SET EXERCISE:
Without the images, write out the whole listing exactly.

DATA EXCERPT:
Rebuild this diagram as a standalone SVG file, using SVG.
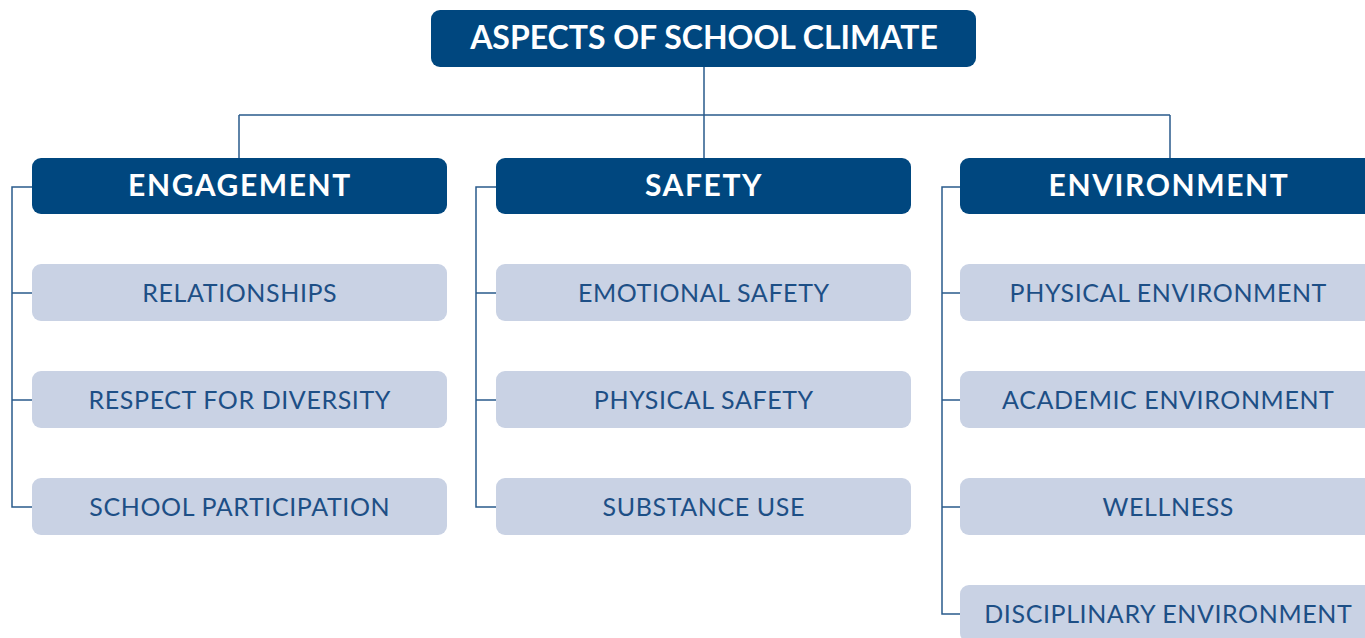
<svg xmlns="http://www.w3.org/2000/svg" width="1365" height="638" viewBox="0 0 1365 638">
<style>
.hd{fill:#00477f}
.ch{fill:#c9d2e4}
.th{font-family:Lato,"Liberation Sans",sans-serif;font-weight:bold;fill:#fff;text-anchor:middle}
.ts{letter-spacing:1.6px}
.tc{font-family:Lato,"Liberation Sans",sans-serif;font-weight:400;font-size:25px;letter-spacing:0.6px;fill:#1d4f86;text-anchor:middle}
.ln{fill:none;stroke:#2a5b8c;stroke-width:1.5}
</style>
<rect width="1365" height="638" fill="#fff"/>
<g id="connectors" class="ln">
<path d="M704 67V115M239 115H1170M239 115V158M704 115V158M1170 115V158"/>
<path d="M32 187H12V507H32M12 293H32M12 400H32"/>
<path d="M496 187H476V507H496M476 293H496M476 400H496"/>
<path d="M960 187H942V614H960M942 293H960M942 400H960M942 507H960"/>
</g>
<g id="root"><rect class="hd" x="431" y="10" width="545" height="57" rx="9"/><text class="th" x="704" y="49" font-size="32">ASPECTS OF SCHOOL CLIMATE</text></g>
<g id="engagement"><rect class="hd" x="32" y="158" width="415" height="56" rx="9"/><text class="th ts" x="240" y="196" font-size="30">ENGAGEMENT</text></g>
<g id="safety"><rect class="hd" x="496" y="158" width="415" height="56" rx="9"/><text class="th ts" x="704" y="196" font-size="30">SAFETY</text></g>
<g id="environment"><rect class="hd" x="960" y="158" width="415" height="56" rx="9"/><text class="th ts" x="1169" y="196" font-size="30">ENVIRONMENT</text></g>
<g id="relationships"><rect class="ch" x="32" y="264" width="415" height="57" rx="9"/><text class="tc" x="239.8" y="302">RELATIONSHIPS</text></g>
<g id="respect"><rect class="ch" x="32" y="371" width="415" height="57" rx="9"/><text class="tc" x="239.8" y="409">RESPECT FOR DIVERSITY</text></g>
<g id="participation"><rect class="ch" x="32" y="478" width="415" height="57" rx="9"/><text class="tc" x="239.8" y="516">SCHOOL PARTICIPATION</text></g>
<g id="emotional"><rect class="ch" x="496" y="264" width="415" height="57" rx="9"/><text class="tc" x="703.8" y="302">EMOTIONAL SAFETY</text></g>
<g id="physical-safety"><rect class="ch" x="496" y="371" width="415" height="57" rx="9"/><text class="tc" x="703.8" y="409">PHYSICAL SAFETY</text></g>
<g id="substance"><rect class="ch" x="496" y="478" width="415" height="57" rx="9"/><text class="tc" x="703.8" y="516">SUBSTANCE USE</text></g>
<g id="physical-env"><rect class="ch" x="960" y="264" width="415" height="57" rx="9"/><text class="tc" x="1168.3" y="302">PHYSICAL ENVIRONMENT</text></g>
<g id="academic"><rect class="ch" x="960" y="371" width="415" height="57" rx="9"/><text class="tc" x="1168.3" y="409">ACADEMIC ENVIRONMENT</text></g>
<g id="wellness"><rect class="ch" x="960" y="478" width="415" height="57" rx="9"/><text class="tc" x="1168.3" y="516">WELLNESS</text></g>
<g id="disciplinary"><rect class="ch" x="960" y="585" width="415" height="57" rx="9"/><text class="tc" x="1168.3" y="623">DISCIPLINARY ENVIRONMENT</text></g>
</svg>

ANSWER FOR THIS EXERCISE:
Rebuild this diagram as a standalone SVG file, using SVG.
<svg xmlns="http://www.w3.org/2000/svg" width="1365" height="638" viewBox="0 0 1365 638">
<style>
.hd{fill:#00477f}
.ch{fill:#c9d2e4}
.th{font-family:Lato,"Liberation Sans",sans-serif;font-weight:bold;fill:#fff;text-anchor:middle}
.ts{letter-spacing:1.6px}
.tc{font-family:Lato,"Liberation Sans",sans-serif;font-weight:400;font-size:25px;letter-spacing:0.6px;fill:#1d4f86;text-anchor:middle}
.ln{fill:none;stroke:#2a5b8c;stroke-width:1.5}
</style>
<rect width="1365" height="638" fill="#fff"/>
<g id="connectors" class="ln">
<path d="M704 67V115M239 115H1170M239 115V158M704 115V158M1170 115V158"/>
<path d="M32 187H12V507H32M12 293H32M12 400H32"/>
<path d="M496 187H476V507H496M476 293H496M476 400H496"/>
<path d="M960 187H942V614H960M942 293H960M942 400H960M942 507H960"/>
</g>
<g id="root"><rect class="hd" x="431" y="10" width="545" height="57" rx="9"/><text class="th" x="704" y="49" font-size="32">ASPECTS OF SCHOOL CLIMATE</text></g>
<g id="engagement"><rect class="hd" x="32" y="158" width="415" height="56" rx="9"/><text class="th ts" x="240" y="196" font-size="30">ENGAGEMENT</text></g>
<g id="safety"><rect class="hd" x="496" y="158" width="415" height="56" rx="9"/><text class="th ts" x="704" y="196" font-size="30">SAFETY</text></g>
<g id="environment"><rect class="hd" x="960" y="158" width="415" height="56" rx="9"/><text class="th ts" x="1169" y="196" font-size="30">ENVIRONMENT</text></g>
<g id="relationships"><rect class="ch" x="32" y="264" width="415" height="57" rx="9"/><text class="tc" x="239.8" y="302">RELATIONSHIPS</text></g>
<g id="respect"><rect class="ch" x="32" y="371" width="415" height="57" rx="9"/><text class="tc" x="239.8" y="409">RESPECT FOR DIVERSITY</text></g>
<g id="participation"><rect class="ch" x="32" y="478" width="415" height="57" rx="9"/><text class="tc" x="239.8" y="516">SCHOOL PARTICIPATION</text></g>
<g id="emotional"><rect class="ch" x="496" y="264" width="415" height="57" rx="9"/><text class="tc" x="703.8" y="302">EMOTIONAL SAFETY</text></g>
<g id="physical-safety"><rect class="ch" x="496" y="371" width="415" height="57" rx="9"/><text class="tc" x="703.8" y="409">PHYSICAL SAFETY</text></g>
<g id="substance"><rect class="ch" x="496" y="478" width="415" height="57" rx="9"/><text class="tc" x="703.8" y="516">SUBSTANCE USE</text></g>
<g id="physical-env"><rect class="ch" x="960" y="264" width="415" height="57" rx="9"/><text class="tc" x="1168.3" y="302">PHYSICAL ENVIRONMENT</text></g>
<g id="academic"><rect class="ch" x="960" y="371" width="415" height="57" rx="9"/><text class="tc" x="1168.3" y="409">ACADEMIC ENVIRONMENT</text></g>
<g id="wellness"><rect class="ch" x="960" y="478" width="415" height="57" rx="9"/><text class="tc" x="1168.3" y="516">WELLNESS</text></g>
<g id="disciplinary"><rect class="ch" x="960" y="585" width="415" height="57" rx="9"/><text class="tc" x="1168.3" y="623">DISCIPLINARY ENVIRONMENT</text></g>
</svg>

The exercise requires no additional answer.